The constant distribution is obvious to implement and obviously boring. It isn't a "random" distribution at all. Yet I have an implementation for it. Why? Read on.

Implementation by descriptor

For my purposes in art, I am often tinkering with the distributions I use. It is useful, therefore, to have them represented as data rather than embedded deep in the code as a bunch of function calls and mathematical operations. This also allows me to dump out the distribution information into metadata so I know what distributions were used for a particular result. The descriptors are maps with keys for the distribution type, its basic parameters (e.g. mean, Zipf alpha, etc.). A generic function takes one of these descriptors to produce a value. Here is where the "constant" distribution comes in: I can fix certain parts of the algorithm to test the effects of other parts by using a constant distribution, without having to change anything in the code but a descriptor in a table.

The descriptors also allow for some other features wrapped into the generic randomization functions.

Range truncation

There are a couple of ways to handle values outside of a desired minimum/maximum range with various pros and cons:

  1. truncation/rounding: clamp the out of bounds value to the desired minimum or maximum. Quick, easy, but can give you value spikes at these extremes.
  2. resampling: keep trying until you find a value that works. Can take an arbitrary amount of time, unless you cap the number of retries and fall back on another method, but preserves the shape of the distribution.
  3. no value: don't return the bad value. Only appropriate if you are getting a pool of values and some slop in the number returned is OK.

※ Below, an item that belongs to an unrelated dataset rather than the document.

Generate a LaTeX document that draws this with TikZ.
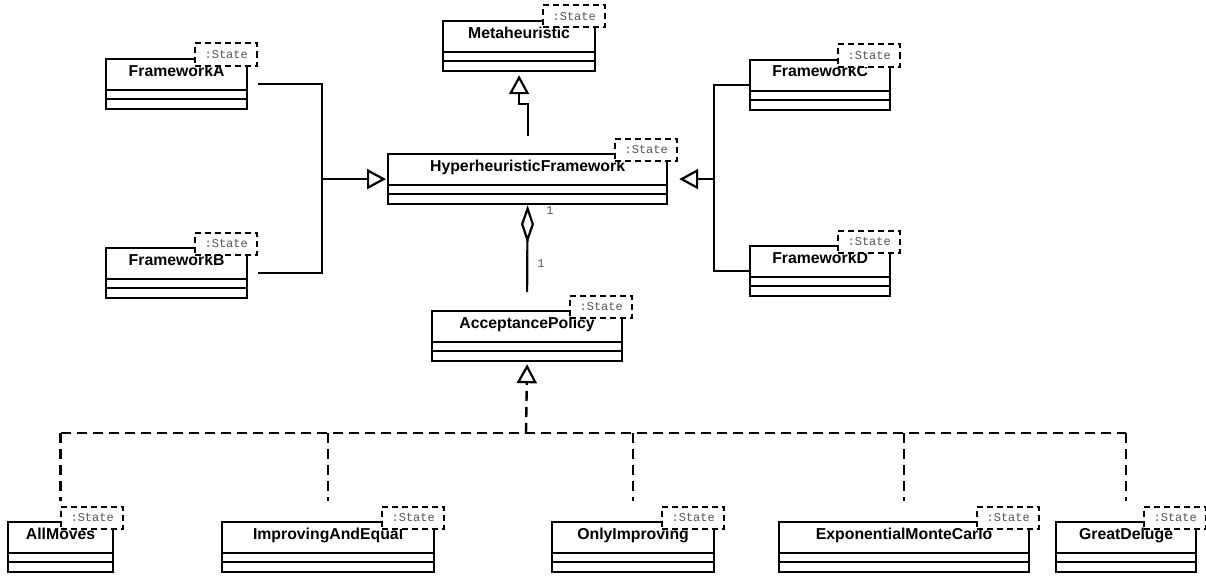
\documentclass[tikz,border=0pt]{standalone}
\usepackage{fontspec}
\setmainfont{Liberation Sans}
\newfontfamily\monofont{Liberation Mono}
\usetikzlibrary{arrows.meta}
\definecolor{tagcol}{HTML}{555555}

\tikzset{
  umlbox/.style={draw, line width=2.2pt, fill=white, inner sep=0pt,
    minimum height=50pt, anchor=north west},
  sepline/.style={line width=2.2pt},
  classname/.style={font=\fontsize{15.8}{18}\selectfont\bfseries,
    anchor=base, inner sep=0pt},
  statetag/.style={draw, line width=2pt, dash pattern=on 6pt off 4pt,
    fill=white, minimum width=62pt, minimum height=22pt, inner sep=0pt,
    anchor=north east, font=\monofont\fontsize{12}{12}\selectfont, text=tagcol},
  mult/.style={font=\monofont\fontsize{12}{12}\selectfont, text=tagcol, inner sep=0pt},
  conn/.style={line width=2.2pt},
  gen/.style={conn, -{Triangle[open, length=19pt, width=20pt, line width=2.2pt]}},
  agg/.style={conn, -{Diamond[open, length=38pt, width=13pt, line width=2.2pt]}},
  realdash/.style={line width=2.4pt, dash pattern=on 10pt off 6pt},
  real/.style={realdash, -{Triangle[open, length=19pt, width=20pt, line width=2.2pt]}},
}

% class box: name, left, top, width, title
\newcommand\umlclass[5]{%
  \node[umlbox, minimum width=#4pt] (#1) at (#2,#3) {};
  \draw[sepline] ([yshift=-32pt]#1.north west) -- ([yshift=-32pt]#1.north east)
                 ([yshift=-41pt]#1.north west) -- ([yshift=-41pt]#1.north east);
  \node[classname] (#1-name) at ([yshift=-18pt]#1.north) {#5};
  \node[statetag] (#1-tag) at ([xshift=10pt,yshift=15.5pt]#1.north east) {:State};
}

\begin{document}
\begin{tikzpicture}[x=1pt, y=-1pt]
\useasboundingbox (0,0) rectangle (1206,578);

\umlclass{meta}{442}{20}{152}{Metaheuristic}
\umlclass{fa}{105}{58}{141}{FrameworkA}
\umlclass{fb}{105}{247}{141}{FrameworkB}
\umlclass{hyp}{387}{153}{279}{HyperheuristicFramework}
\umlclass{fc}{749}{59}{140}{FrameworkC}
\umlclass{fd}{749}{245}{140}{FrameworkD}
\umlclass{acc}{431}{310}{190}{AcceptancePolicy}
\umlclass{am}{7}{521}{105}{AllMoves}
\umlclass{iae}{221}{521}{212}{ImprovingAndEqual}
\umlclass{oi}{551}{521}{162}{OnlyImproving}
\umlclass{emc}{778}{521}{250}{ExponentialMonteCarlo}
\umlclass{gd}{1055}{521}{140}{GreatDeluge}

% generalisation to Metaheuristic
\draw[gen] ([yshift=17pt]hyp.north) -- ++(0,-32) -| ([yshift=-3pt]meta.south);

% frameworks on the left
\coordinate (jl) at ([xshift=-65pt]hyp.west);
\draw[gen] ([xshift=10pt]fa.east) -| (jl) -- ([xshift=-1pt]hyp.west);
\draw[conn] ([xshift=10pt]fb.east) -| (jl);

% frameworks on the right
\coordinate (jr) at ([xshift=46pt]hyp.east);
\draw[gen] (fc.west) -| (jr) -- ([xshift=11pt]hyp.east);
\draw[conn] (fd.west) -| (jr);

% aggregation
\draw[agg] ([yshift=18pt]acc.north) -- (hyp.south);
\node[mult] (m1) at (550,211) {1};
\node[mult] (m2) at (541,264) {1};

% realisations of AcceptancePolicy
\coordinate (jb) at (526,433);
\draw[real] (jb) -- ([yshift=-2pt]acc.south);
\draw[realdash] (am.north |- jb) -- (gd.north |- jb);
\foreach \c in {am,iae,oi,emc,gd}
  \draw[realdash] (\c.north |- jb) -- ([yshift=20pt]\c.north);
\end{tikzpicture}
\end{document}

For distributions that return an index value such as the Zipf distribution, sometimes you just take that value as an index into some table of values, but often you just want to scale it by some value. Scaling can be done either before range truncation or after.

Casting, rounding

Sometimes you want an integer, sometimes you want a float, sometimes you want a boolean value. Since the output of a lot of this, for me, is an SVG file, it is also useful to be able to eliminate a lot of the extra trailing digits, and just keep 2 or 3. The descriptors have properties for all this.

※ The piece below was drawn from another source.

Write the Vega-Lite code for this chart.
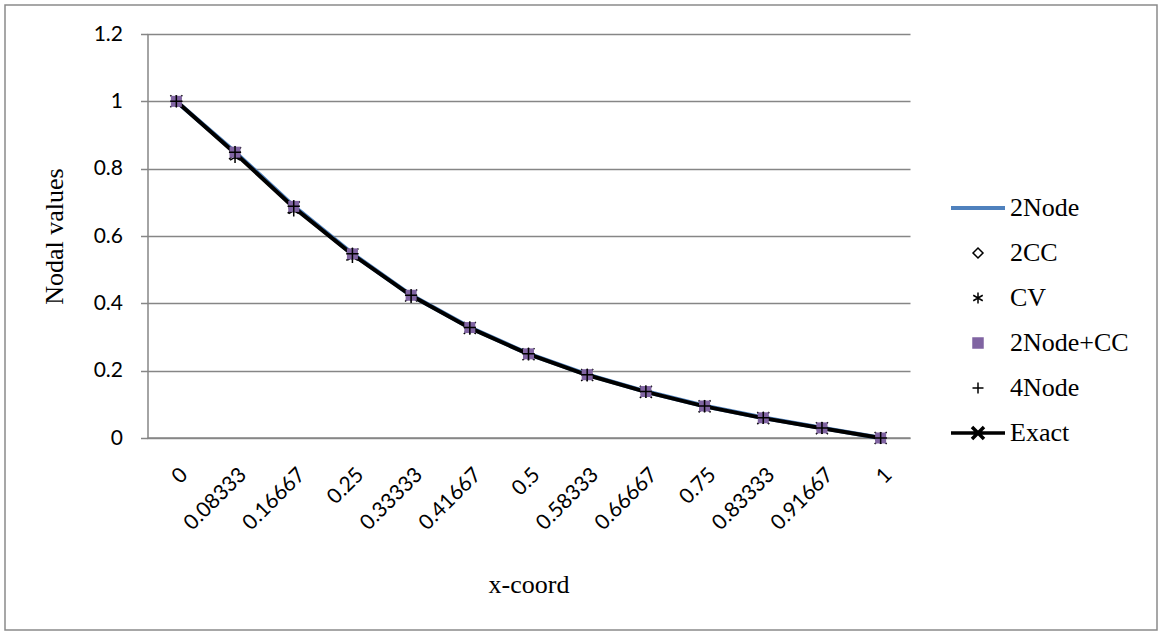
{
  "$schema": "https://vega.github.io/schema/vega-lite/v6.json",
  "autosize": "none",
  "width": 1152,
  "height": 625,
  "padding": {"left": 5, "top": 5, "right": 2, "bottom": 2},
  "background": "white",
  "config": {
    "view": {"stroke": "#8a8a8a", "strokeWidth": 1.5},
    "axis": {"labelFont": "Lato", "labelFontSize": 21, "labelColor": "black", "titleFont": "Liberation Serif", "titleFontSize": 26, "titleFontWeight": "normal", "titleColor": "black", "domainColor": "#868686", "domainWidth": 1.5, "tickColor": "#868686", "tickWidth": 1.5, "gridColor": "#868686", "gridWidth": 1.5}
  },
  "data": {
    "values": [
      {"x": "0", "2Node": 1, "2CC": 1, "CV": 1, "2Node+CC": 1, "4Node": 1, "Exact": 1},
      {"x": "0.08333", "2Node": 0.849, "2CC": 0.849, "CV": 0.834, "2Node+CC": 0.849, "4Node": 0.849, "Exact": 0.846},
      {"x": "0.16667", "2Node": 0.688, "2CC": 0.688, "CV": 0.675, "2Node+CC": 0.688, "4Node": 0.688, "Exact": 0.685},
      {"x": "0.25", "2Node": 0.547, "2CC": 0.547, "CV": 0.537, "2Node+CC": 0.547, "4Node": 0.547, "Exact": 0.545},
      {"x": "0.33333", "2Node": 0.424, "2CC": 0.424, "CV": 0.418, "2Node+CC": 0.424, "4Node": 0.424, "Exact": 0.423},
      {"x": "0.41667", "2Node": 0.328, "2CC": 0.328, "CV": 0.324, "2Node+CC": 0.328, "4Node": 0.328, "Exact": 0.327},
      {"x": "0.5", "2Node": 0.25, "2CC": 0.25, "CV": 0.247, "2Node+CC": 0.25, "4Node": 0.25, "Exact": 0.249},
      {"x": "0.58333", "2Node": 0.188, "2CC": 0.188, "CV": 0.185, "2Node+CC": 0.188, "4Node": 0.188, "Exact": 0.187},
      {"x": "0.66667", "2Node": 0.138, "2CC": 0.138, "CV": 0.136, "2Node+CC": 0.138, "4Node": 0.138, "Exact": 0.137},
      {"x": "0.75", "2Node": 0.095, "2CC": 0.095, "CV": 0.093, "2Node+CC": 0.095, "4Node": 0.095, "Exact": 0.094},
      {"x": "0.83333", "2Node": 0.06, "2CC": 0.06, "CV": 0.059, "2Node+CC": 0.06, "4Node": 0.06, "Exact": 0.059},
      {"x": "0.91667", "2Node": 0.03, "2CC": 0.03, "CV": 0.029, "2Node+CC": 0.03, "4Node": 0.03, "Exact": 0.029},
      {"x": "1", "2Node": 0, "2CC": 0, "CV": 0, "2Node+CC": 0, "4Node": 0, "Exact": 0}
    ]
  },
  "transform": [
    {"fold": ["2Node", "2CC", "CV", "2Node+CC", "4Node", "Exact"], "as": ["s", "v"]}
  ],
  "encoding": {
    "x": {"field": "x", "type": "ordinal", "sort": null, "scale": {"range": [142, 905]},
      "axis": {"title": "x-coord", "offset": -192.5, "labelAngle": -45, "ticks": false, "grid": false, "labelPadding": 26, "titlePadding": 38}},
    "y": {"field": "v", "type": "quantitative", "scale": {"domain": [0, 1.2], "nice": false, "range": [433, 29]},
      "axis": {"title": "Nodal values", "offset": -142.5, "values": [0, 0.2, 0.4, 0.6, 0.8, 1, 1.2], "format": "~g", "tickSize": 7, "labelPadding": 18, "titlePadding": 26, "grid": true}}
  },
  "layer": [
    {"transform": [{"filter": "datum.s === '2Node'"}], "mark": {"type": "line", "color": "#4F81BD", "strokeWidth": 4.5}},
    {"transform": [{"filter": "datum.s === 'Exact'"}], "mark": {"type": "line", "color": "black", "strokeWidth": 4}},
    {"transform": [{"filter": "datum.s === 'Exact'"}],
      "mark": {"type": "point", "shape": "M-1,-1L1,1M-1,1L1,-1", "filled": false, "color": "black", "strokeWidth": 1.5, "size": 144, "opacity": 1}},
    {"transform": [{"filter": "datum.s === '2CC' || datum.s === 'CV'"}],
      "mark": {"type": "point", "size": 110, "opacity": 1},
      "encoding": {
        "shape": {"field": "s", "type": "nominal",
          "scale": {"domain": ["2Node", "2CC", "CV", "2Node+CC", "4Node", "Exact"],
            "range": ["M-5.4,0H5.4", "diamond", "M0,-1.1V1.1M-0.95,-0.55L0.95,0.55M-0.95,0.55L0.95,-0.55", "square", "M-1.1,0H1.1M0,-1.1V1.1", "M-5.4,0H5.4M-1.2,-1.2L1.2,1.2M-1.2,1.2L1.2,-1.2"]},
          "legend": {"title": null, "orient": "none", "legendX": 960, "legendY": 190, "padding": 0,
            "symbolSize": 100, "labelFont": "Liberation Serif", "labelFontSize": 26, "labelColor": "black", "labelOffset": 19, "rowPadding": 19}},
        "stroke": {"field": "s", "type": "nominal",
          "scale": {"domain": ["2Node", "2CC", "CV", "2Node+CC", "4Node", "Exact"],
            "range": ["#4F81BD", "black", "black", "#8064A2", "black", "black"]}},
        "fill": {"field": "s", "type": "nominal",
          "scale": {"domain": ["2Node", "2CC", "CV", "2Node+CC", "4Node", "Exact"],
            "range": ["transparent", "transparent", "transparent", "#8064A2", "transparent", "transparent"]}},
        "strokeWidth": {"field": "s", "type": "nominal",
          "scale": {"type": "ordinal", "domain": ["2Node", "2CC", "CV", "2Node+CC", "4Node", "Exact"],
            "range": [4, 1.5, 1.5, 1.5, 1.5, 3.5]}}
      }
    },
    {"transform": [{"filter": "datum.s === '2Node+CC'"}],
      "mark": {"type": "point", "shape": "square", "filled": true, "color": "#8064A2", "size": 121, "opacity": 1}},
    {"transform": [{"filter": "datum.s === '4Node'"}],
      "mark": {"type": "point", "shape": "M-1,0H1M0,-1V1", "filled": false, "color": "black", "strokeWidth": 1.5, "size": 144, "opacity": 1}}
  ]
}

This grid shows the output from various distributions. The range of all values is the same, only the distributions differ. Left to right, top to bottom the distributions for each cell are: uniform, normal with a high standard deviation, Zipf, left-skewed normal, Bernoulli (50%), right-skewed normal, a particular Markov table, normal with a small standard deviation, and a multimodal distribution with narrow normal distributions to the extremes. Sizes are ordered top to bottom, colours left to right, and the number of circles is left sequential.